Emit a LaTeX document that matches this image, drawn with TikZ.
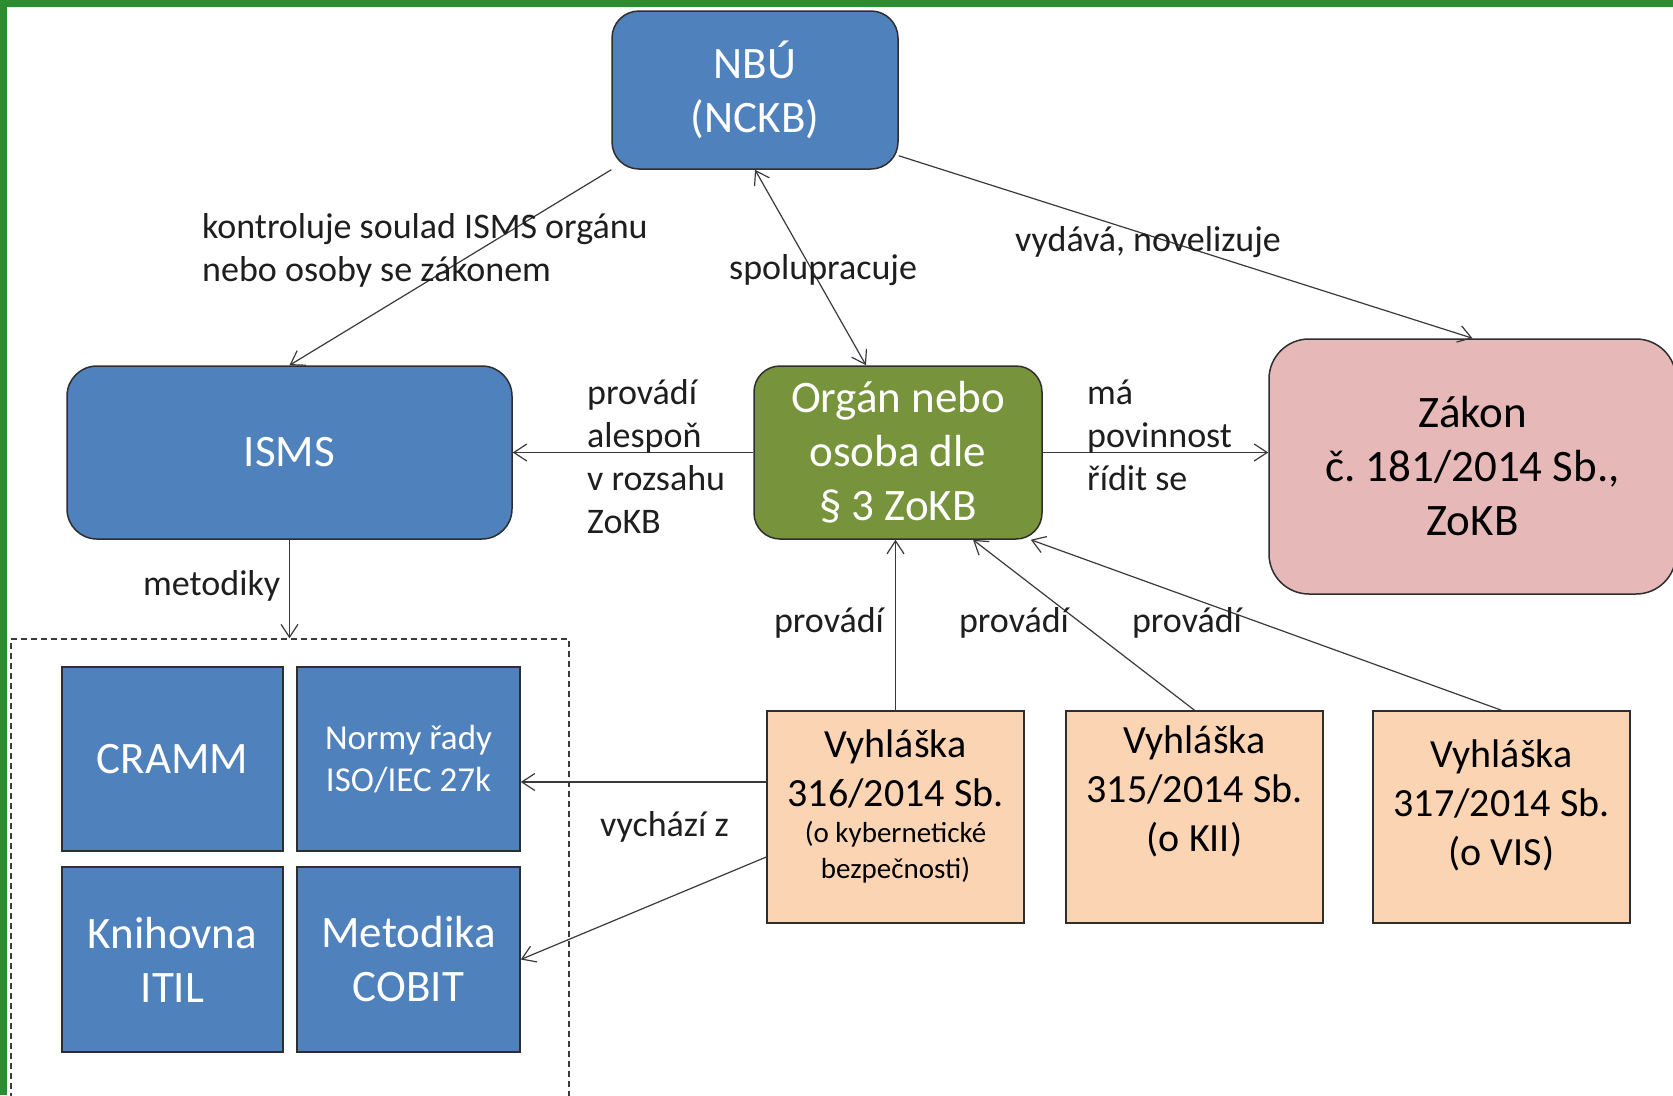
\documentclass[tikz,border=0pt]{standalone}
\usepackage{fontspec}
\setmainfont{Carlito}
\frenchspacing
\usetikzlibrary{arrows.meta,calc}
\definecolor{blueb}{HTML}{4F81BD}
\definecolor{greenb}{HTML}{77933C}
\definecolor{pinkb}{HTML}{E6B9B8}
\definecolor{peachb}{HTML}{FBD4B4}
\definecolor{boxline}{HTML}{2E2E2E}
\definecolor{linec}{HTML}{3A3A3A}
\definecolor{labc}{HTML}{1E1E1E}
\definecolor{gbar}{HTML}{2B8C30}
\tikzset{
  box/.style={rectangle, draw=boxline, line width=1.5pt, inner sep=0pt, align=center},
  bignode/.style={font=\fontsize{45}{54}\selectfont},
  lab/.style={font=\fontsize{36}{43}\selectfont, text=labc, inner sep=0pt, align=left},
  vyh/.style={font=\fontsize{40}{49}\selectfont, text=black, inner sep=0pt, align=center},
  arr/.style={draw=linec, line width=1.2pt, -{Straight Barb[length=13pt,width=17pt,line width=1.2pt]}},
  darr/.style={draw=linec, line width=1.2pt, {Straight Barb[length=13pt,width=17pt,line width=1.2pt]}-{Straight Barb[length=13pt,width=17pt,line width=1.2pt]}},
}
\begin{document}
\begin{tikzpicture}[x=1pt,y=-1pt]
\useasboundingbox (0,0) rectangle (1673,1095);
\fill[white] (0,0) rectangle (1673,1095);
% green frame
\fill[gbar] (0,0) rectangle (1673,7);
\fill[gbar] (0,0) rectangle (7,1095);

% main nodes
\node[box, bignode, fill=blueb, text=white, rounded corners=27pt, minimum width=286pt, minimum height=158pt] (nbu) at (755,90) {NBÚ\\(NCKB)};
\node[box, bignode, fill=blueb, text=white, rounded corners=30pt, minimum width=445pt, minimum height=173pt] (isms) at (289.5,452.5) {ISMS};
\node[box, bignode, fill=greenb, text=white, rounded corners=26pt, minimum width=288pt, minimum height=173pt] (org) at (898,452.5) {Orgán nebo\\osoba dle\\§ 3 ZoKB};
\node[box, bignode, fill=pinkb, text=black, rounded corners=40pt, minimum width=407pt, minimum height=255pt] (zakon) at (1472.5,466.5) {Zákon\\č. 181/2014 Sb.,\\ZoKB};

% dashed group
\node[rectangle, draw=linec, line width=1.3pt, dash pattern=on 6pt off 4pt, inner sep=0pt, minimum width=558pt, minimum height=480pt] (grp) at (290,879) {};

% methodology boxes
\node[box, bignode, fill=blueb, text=white, minimum width=221pt, minimum height=184pt] (cramm) at (172.5,759) {CRAMM};
\node[box, font=\fontsize{35}{42}\selectfont, fill=blueb, text=white, minimum width=223pt, minimum height=184pt] (normy) at (408.5,759) {Normy řady\\ISO/IEC 27k};
\node[box, bignode, fill=blueb, text=white, minimum width=221pt, minimum height=185pt] (itil) at (172.5,959.5) {Knihovna\\ITIL};
\node[box, bignode, fill=blueb, text=white, minimum width=223pt, minimum height=185pt] (cobit) at (408.5,959.5) {Metodika\\COBIT};

% vyhlasky
\node[box, fill=peachb, minimum width=257pt, minimum height=212pt] (v316) at (895.5,817) {};
\node[box, fill=peachb, minimum width=257pt, minimum height=212pt] (v315) at (1194.5,817) {};
\node[box, fill=peachb, minimum width=257pt, minimum height=212pt] (v317) at (1501.5,817) {};
\node[vyh] (v316t) at (895.5,769) {Vyhláška\\316/2014 Sb.};
\node[font=\fontsize{29}{36}\selectfont, inner sep=0pt, align=center] (v316s) at (895.5,852) {(o kybernetické\\bezpečnosti)};
\node[vyh] (v315t) at (1194.5,791) {Vyhláška\\315/2014 Sb.\\(o KII)};
\node[vyh] (v317t) at (1501.5,805) {Vyhláška\\317/2014 Sb.\\(o VIS)};

% connectors
\draw[arr] (nbu.south west) -- (isms.north);
\draw[darr] (nbu.south) -- ([xshift=-32pt]org.north);
\draw[arr] ([yshift=14pt]nbu.south east) -- (zakon.north);
\draw[arr] (org.west) -- (isms.east);
\draw[arr] (org.east) -- (org.east -| zakon.west);
\draw[arr] (isms.south) -- (isms.south |- grp.north);
\draw[arr] (v316.north) -- (v316.north |- org.south);
\draw[arr] (v315.north) -- ([xshift=75pt]org.south);
\draw[arr] (v317.north) -- ([xshift=-12pt]org.south east);
\draw[arr] ([yshift=35pt]v316.west) -- ([yshift=35pt]v316.west -| normy.east);
\draw[arr] ([yshift=-40pt]v316.west) -- (cobit.east);

% labels
\node[lab, anchor=west] (l1) at (202,250) {kontroluje soulad ISMS orgánu\\nebo osoby se zákonem};
\node[lab, anchor=west] (l2) at (729,270) {spolupracuje};
\node[lab, anchor=west] (l3) at (1015,242) {vydává, novelizuje};
\node[lab, anchor=west] (l4) at (587,457) {provádí\\alespoň\\v rozsahu\\ZoKB};
\node[lab, anchor=west] (l5) at (1087,435.5) {má\\povinnost\\řídit se};
\node[lab, anchor=west] (l6) at (143,586) {metodiky};
\node[lab] (l7) at (829,623) {provádí};
\node[lab] (l8) at (1014,623) {provádí};
\node[lab] (l9) at (1187,623) {provádí};
\node[lab, anchor=west] (l10) at (600,827) {vychází z};
\end{tikzpicture}
\end{document}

> _Exercise instructions_
Each line of the data should be quoted exactly, with pictures left out.

> _Answer to the task_
Emit a LaTeX document that matches this image, drawn with TikZ.
\documentclass[tikz,border=0pt]{standalone}
\usepackage{fontspec}
\setmainfont{Carlito}
\frenchspacing
\usetikzlibrary{arrows.meta,calc}
\definecolor{blueb}{HTML}{4F81BD}
\definecolor{greenb}{HTML}{77933C}
\definecolor{pinkb}{HTML}{E6B9B8}
\definecolor{peachb}{HTML}{FBD4B4}
\definecolor{boxline}{HTML}{2E2E2E}
\definecolor{linec}{HTML}{3A3A3A}
\definecolor{labc}{HTML}{1E1E1E}
\definecolor{gbar}{HTML}{2B8C30}
\tikzset{
  box/.style={rectangle, draw=boxline, line width=1.5pt, inner sep=0pt, align=center},
  bignode/.style={font=\fontsize{45}{54}\selectfont},
  lab/.style={font=\fontsize{36}{43}\selectfont, text=labc, inner sep=0pt, align=left},
  vyh/.style={font=\fontsize{40}{49}\selectfont, text=black, inner sep=0pt, align=center},
  arr/.style={draw=linec, line width=1.2pt, -{Straight Barb[length=13pt,width=17pt,line width=1.2pt]}},
  darr/.style={draw=linec, line width=1.2pt, {Straight Barb[length=13pt,width=17pt,line width=1.2pt]}-{Straight Barb[length=13pt,width=17pt,line width=1.2pt]}},
}
\begin{document}
\begin{tikzpicture}[x=1pt,y=-1pt]
\useasboundingbox (0,0) rectangle (1673,1095);
\fill[white] (0,0) rectangle (1673,1095);
% green frame
\fill[gbar] (0,0) rectangle (1673,7);
\fill[gbar] (0,0) rectangle (7,1095);

% main nodes
\node[box, bignode, fill=blueb, text=white, rounded corners=27pt, minimum width=286pt, minimum height=158pt] (nbu) at (755,90) {NBÚ\\(NCKB)};
\node[box, bignode, fill=blueb, text=white, rounded corners=30pt, minimum width=445pt, minimum height=173pt] (isms) at (289.5,452.5) {ISMS};
\node[box, bignode, fill=greenb, text=white, rounded corners=26pt, minimum width=288pt, minimum height=173pt] (org) at (898,452.5) {Orgán nebo\\osoba dle\\§ 3 ZoKB};
\node[box, bignode, fill=pinkb, text=black, rounded corners=40pt, minimum width=407pt, minimum height=255pt] (zakon) at (1472.5,466.5) {Zákon\\č. 181/2014 Sb.,\\ZoKB};

% dashed group
\node[rectangle, draw=linec, line width=1.3pt, dash pattern=on 6pt off 4pt, inner sep=0pt, minimum width=558pt, minimum height=480pt] (grp) at (290,879) {};

% methodology boxes
\node[box, bignode, fill=blueb, text=white, minimum width=221pt, minimum height=184pt] (cramm) at (172.5,759) {CRAMM};
\node[box, font=\fontsize{35}{42}\selectfont, fill=blueb, text=white, minimum width=223pt, minimum height=184pt] (normy) at (408.5,759) {Normy řady\\ISO/IEC 27k};
\node[box, bignode, fill=blueb, text=white, minimum width=221pt, minimum height=185pt] (itil) at (172.5,959.5) {Knihovna\\ITIL};
\node[box, bignode, fill=blueb, text=white, minimum width=223pt, minimum height=185pt] (cobit) at (408.5,959.5) {Metodika\\COBIT};

% vyhlasky
\node[box, fill=peachb, minimum width=257pt, minimum height=212pt] (v316) at (895.5,817) {};
\node[box, fill=peachb, minimum width=257pt, minimum height=212pt] (v315) at (1194.5,817) {};
\node[box, fill=peachb, minimum width=257pt, minimum height=212pt] (v317) at (1501.5,817) {};
\node[vyh] (v316t) at (895.5,769) {Vyhláška\\316/2014 Sb.};
\node[font=\fontsize{29}{36}\selectfont, inner sep=0pt, align=center] (v316s) at (895.5,852) {(o kybernetické\\bezpečnosti)};
\node[vyh] (v315t) at (1194.5,791) {Vyhláška\\315/2014 Sb.\\(o KII)};
\node[vyh] (v317t) at (1501.5,805) {Vyhláška\\317/2014 Sb.\\(o VIS)};

% connectors
\draw[arr] (nbu.south west) -- (isms.north);
\draw[darr] (nbu.south) -- ([xshift=-32pt]org.north);
\draw[arr] ([yshift=14pt]nbu.south east) -- (zakon.north);
\draw[arr] (org.west) -- (isms.east);
\draw[arr] (org.east) -- (org.east -| zakon.west);
\draw[arr] (isms.south) -- (isms.south |- grp.north);
\draw[arr] (v316.north) -- (v316.north |- org.south);
\draw[arr] (v315.north) -- ([xshift=75pt]org.south);
\draw[arr] (v317.north) -- ([xshift=-12pt]org.south east);
\draw[arr] ([yshift=35pt]v316.west) -- ([yshift=35pt]v316.west -| normy.east);
\draw[arr] ([yshift=-40pt]v316.west) -- (cobit.east);

% labels
\node[lab, anchor=west] (l1) at (202,250) {kontroluje soulad ISMS orgánu\\nebo osoby se zákonem};
\node[lab, anchor=west] (l2) at (729,270) {spolupracuje};
\node[lab, anchor=west] (l3) at (1015,242) {vydává, novelizuje};
\node[lab, anchor=west] (l4) at (587,457) {provádí\\alespoň\\v rozsahu\\ZoKB};
\node[lab, anchor=west] (l5) at (1087,435.5) {má\\povinnost\\řídit se};
\node[lab, anchor=west] (l6) at (143,586) {metodiky};
\node[lab] (l7) at (829,623) {provádí};
\node[lab] (l8) at (1014,623) {provádí};
\node[lab] (l9) at (1187,623) {provádí};
\node[lab, anchor=west] (l10) at (600,827) {vychází z};
\end{tikzpicture}
\end{document}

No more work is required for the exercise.